Plotting code records:
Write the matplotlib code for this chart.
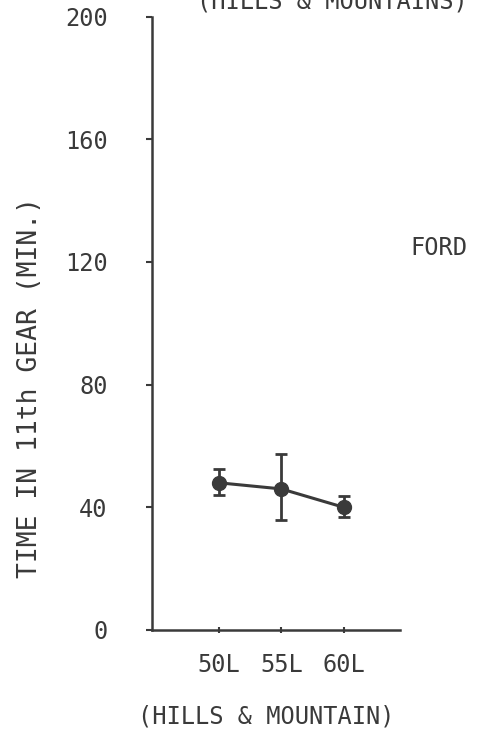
import matplotlib.pyplot as plt

# speed settings, hills & mountains
labels = ["50L", "55L", "60L"]
means = [48, 46, 40]
err_low = [44, 36, 36.7]
err_high = [52.5, 57.5, 43.7]
yticks = [0, 40, 80, 120, 160, 200]

ink = "#3a3a3a"
mono = "DejaVu Sans Mono"

fig = plt.figure(figsize=(4.86, 7.39), dpi=100)
ax = fig.add_axes([0.313, 0.1475, 0.510, 0.830])

xs = [1, 2, 3]
yerr = [[m - lo for m, lo in zip(means, err_low)],
        [hi - m for m, hi in zip(means, err_high)]]
ax.errorbar(xs, means, yerr=yerr, color=ink, marker="o", markersize=10,
            linewidth=2.2, elinewidth=2, capsize=4.5, capthick=2)

ax.set_xlim(-0.07, 3.9)
ax.set_ylim(0, 200)
ax.set_xticks(xs)
ax.set_xticklabels(labels)
ax.set_yticks(yticks)

for s in ["top", "right"]:
    ax.spines[s].set_visible(False)
for s in ["left", "bottom"]:
    ax.spines[s].set_color(ink)
    ax.spines[s].set_linewidth(1.8)

ax.tick_params(axis="y", length=4, width=1.5, color=ink, pad=28,
               labelsize=17, labelcolor=ink)
ax.tick_params(axis="x", length=5, width=1.5, color=ink, pad=14,
               labelsize=17, labelcolor=ink, direction="inout")
for t in ax.get_xticklabels() + ax.get_yticklabels():
    t.set_family(mono)

fig.text(0.062, 0.476, "TIME IN 11th GEAR (MIN.)", rotation=90,
         ha="center", va="center", fontsize=19, color=ink, family=mono)
fig.text(0.548, 0.030, "(HILLS & MOUNTAIN)", ha="center", va="center",
         fontsize=17, color=ink, family=mono)
fig.text(0.683, 0.998, "(HILLS & MOUNTAINS)", ha="center", va="center",
         fontsize=17, color=ink, family=mono)
fig.text(0.903, 0.664, "FORD", ha="center", va="center",
         fontsize=17, color=ink, family=mono)

fig.savefig("out.png", dpi=100)
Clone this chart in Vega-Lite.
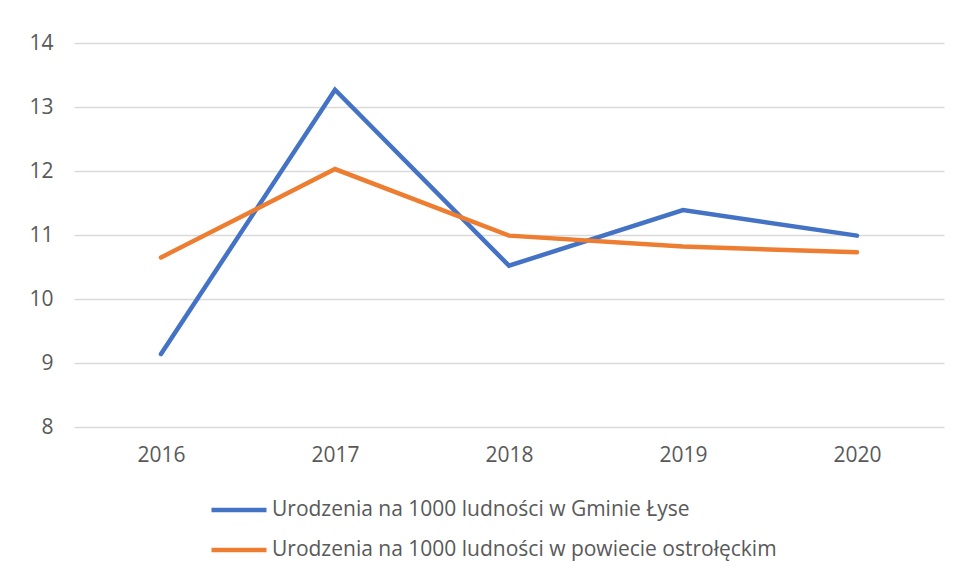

Given task:
Leave out the pictures and restate everything else word for word.

The response:
Write the matplotlib code for this chart.
import matplotlib.pyplot as plt

# speed settings, hills & mountains
labels = ["50L", "55L", "60L"]
means = [48, 46, 40]
err_low = [44, 36, 36.7]
err_high = [52.5, 57.5, 43.7]
yticks = [0, 40, 80, 120, 160, 200]

ink = "#3a3a3a"
mono = "DejaVu Sans Mono"

fig = plt.figure(figsize=(4.86, 7.39), dpi=100)
ax = fig.add_axes([0.313, 0.1475, 0.510, 0.830])

xs = [1, 2, 3]
yerr = [[m - lo for m, lo in zip(means, err_low)],
        [hi - m for m, hi in zip(means, err_high)]]
ax.errorbar(xs, means, yerr=yerr, color=ink, marker="o", markersize=10,
            linewidth=2.2, elinewidth=2, capsize=4.5, capthick=2)

ax.set_xlim(-0.07, 3.9)
ax.set_ylim(0, 200)
ax.set_xticks(xs)
ax.set_xticklabels(labels)
ax.set_yticks(yticks)

for s in ["top", "right"]:
    ax.spines[s].set_visible(False)
for s in ["left", "bottom"]:
    ax.spines[s].set_color(ink)
    ax.spines[s].set_linewidth(1.8)

ax.tick_params(axis="y", length=4, width=1.5, color=ink, pad=28,
               labelsize=17, labelcolor=ink)
ax.tick_params(axis="x", length=5, width=1.5, color=ink, pad=14,
               labelsize=17, labelcolor=ink, direction="inout")
for t in ax.get_xticklabels() + ax.get_yticklabels():
    t.set_family(mono)

fig.text(0.062, 0.476, "TIME IN 11th GEAR (MIN.)", rotation=90,
         ha="center", va="center", fontsize=19, color=ink, family=mono)
fig.text(0.548, 0.030, "(HILLS & MOUNTAIN)", ha="center", va="center",
         fontsize=17, color=ink, family=mono)
fig.text(0.683, 0.998, "(HILLS & MOUNTAINS)", ha="center", va="center",
         fontsize=17, color=ink, family=mono)
fig.text(0.903, 0.664, "FORD", ha="center", va="center",
         fontsize=17, color=ink, family=mono)

fig.savefig("out.png", dpi=100)
Clone this chart in Vega-Lite.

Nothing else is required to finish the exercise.